So, in order to use a private pilot's license, you need to have a valid FAA Class 3 medical certificate.
This is a very basic medical exam to make sure you don't have any heart problems, aren't on any medications that could interfere with your thinking or disable you, and can hear and see adequately. The hearing test is basically to make sure you can hear someone speaking softly on the other side of the room and the eye test is basically 20/40 near and far vision - with contacts or eyeglasses if needed.
Use of insulin to treat diabetes requires a "special issuance" medical certificate (basically an exception process) from FAA Medical headquarters.
You have to show that your diabetes is well controlled. You cannot have had any hypoglycemic incidence requiring assistance from someone else in the past year - and definitely cannot have passed out. That is what they are most concerned about with insulin - that you could pass out at the controls. You have to have a letter from your treating physician that documents this. You have to have had a dilated eye exam and have no active eye disease or eye complications fromn the diabetes. You have to have a cardiac stress test (ECG while on a treadmill) and the interpretation and original tracings have to go to the FAA Aeromedical office. This is to make sure you dont have any heart disease.
The whole package has to be sent to the FAA for approval. If they are satisfied, you will get a letter than lets you go to a local FAA Aviation Medical Examiner for the standard physical. If you pass that you get a medical certificate good for 1 year. To renew it , you have to go to your endo or other treating physician every quarter throughout the year and then and the end of the year he/she has to write another letter to the FAA stating that you remain in good control, have not had a hypoglycemic episode needing assistance, etc.
You have to test your BG before takeoff, every hour in flight, and 20 minutes before landing.
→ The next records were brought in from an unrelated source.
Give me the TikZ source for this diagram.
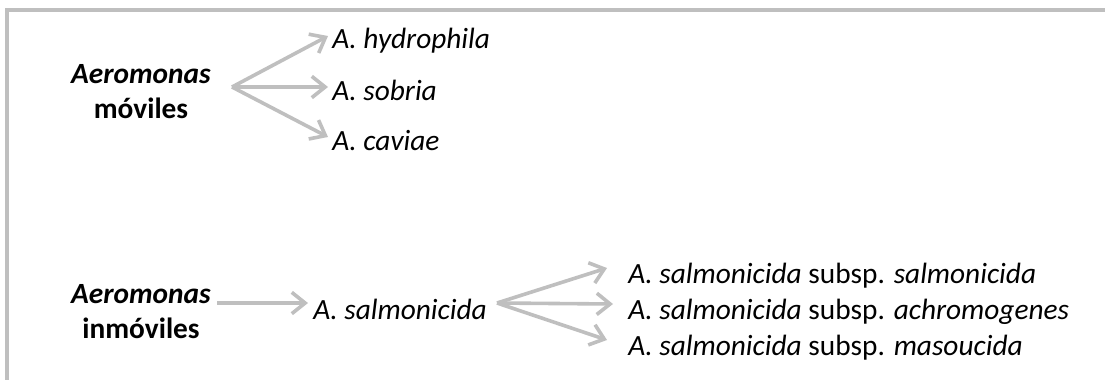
\documentclass[tikz,border=0pt]{standalone}
\usepackage{fontspec}
\setmainfont{Carlito}
\usetikzlibrary{arrows.meta}
\definecolor{lgray}{RGB}{191,191,191}
\tikzset{
  lbl/.style={inner sep=0pt, anchor=base, font=\fontsize{22}{26}\selectfont},
  lbw/.style={inner sep=0pt, anchor=base west, font=\fontsize{22}{26}\selectfont},
  arr/.style={draw=lgray, line width=2.7pt, -{Straight Barb[length=10pt,width=16pt]}},
  frame/.style={draw=lgray, line width=2.5pt}
}
\begin{document}
\begin{tikzpicture}[x=0.75pt,y=-0.75pt]
\useasboundingbox (0,0) rectangle (1105,379);
\draw[frame] (7,381) -- (7,10) -- (1107,10);

% upper group
\node[lbl] (a1) at (141,83) {\textbf{\textit{Aeromonas}}};
\node[lbl] (m1) at (141,118) {\textbf{móviles}};
\node[lbw] (h) at (332,48) {\textit{A. hydrophila}};
\node[lbw] (s) at (332,100) {\textit{A. sobria}};
\node[lbw] (c) at (332,150) {\textit{A. caviae}};
\coordinate (o1) at (232,87);
\coordinate (th) at (328,36);
\coordinate (ts) at (328,87);
\coordinate (tc) at (328,137);
\draw[arr] (o1) -- (th);
\draw[arr] (o1) -- (ts);
\draw[arr] (o1) -- (tc);

% lower group
\node[lbl] (a2) at (141,303) {\textbf{\textit{Aeromonas}}};
\node[lbl] (m2) at (141,338) {\textbf{inmóviles}};
\node[lbw] (as) at (313,319) {\textit{A. salmonicida}};
\node[lbw] (r1) at (628,283) {\textit{A. salmonicida} subsp. \textit{salmonicida}};
\node[lbw] (r2) at (628,319) {\textit{A. salmonicida} subsp. \textit{achromogenes}};
\node[lbw] (r3) at (628,355) {\textit{A. salmonicida} subsp. \textit{masoucida}};
\coordinate (o2) at (217,303);
\coordinate (t2) at (308,303);
\draw[arr] (o2) -- (t2);
\coordinate (o3) at (497,303);
\coordinate (t31) at (607,268);
\coordinate (t32) at (613,304);
\coordinate (t33) at (607,340);
\draw[arr] (o3) -- (t31);
\draw[arr] (o3) -- (t32);
\draw[arr] (o3) -- (t33);
\end{tikzpicture}
\end{document}
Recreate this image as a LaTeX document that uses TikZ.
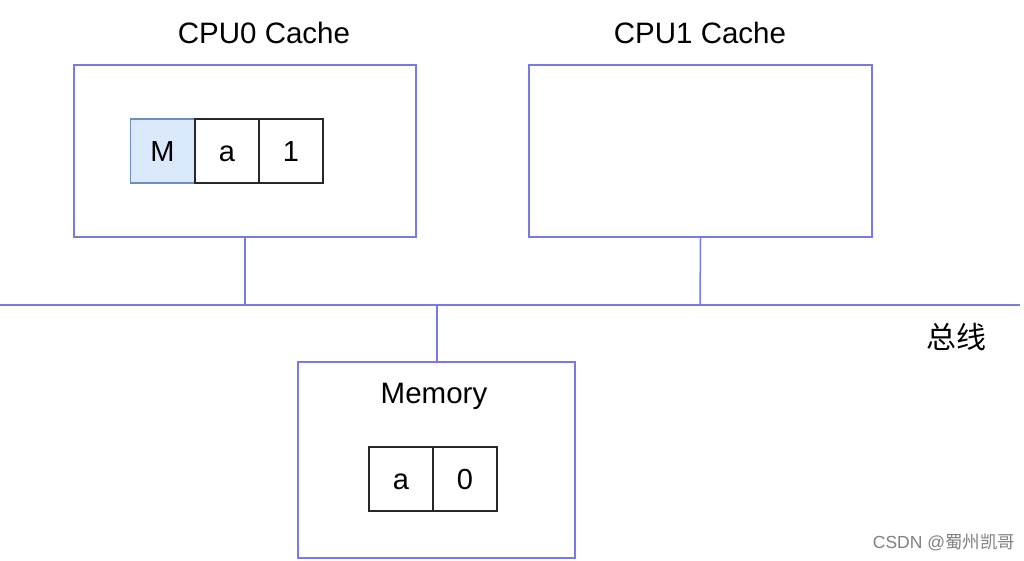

It has to be in the range 100-300 mg/dl. If below 100, you have to eat a snack of 20 grams of glucose. If over 300, you must land at the nearest airport and not resume flight until it is within the range 100-300.
Note that these ranges are not particularly tight. They are more interested in your not passing out than your long term health.
There is a good book about an RAF fighter pilot who was diagnosed with type 1 diabetes while in the service and kicked out. He thought he would never fly again. Then he found out about the US license program for diabetics, got certified, and flew around the world. Here is his web site :
THe book is called Dare to Dream: Flying Solo with Diabetes.
Unfortunately, commercial flying is not allowed in the US for diabetics on insulin. There are some T1 commercial airline pilots in Canada, but I believe they have to have a non-diabetic pilot with them.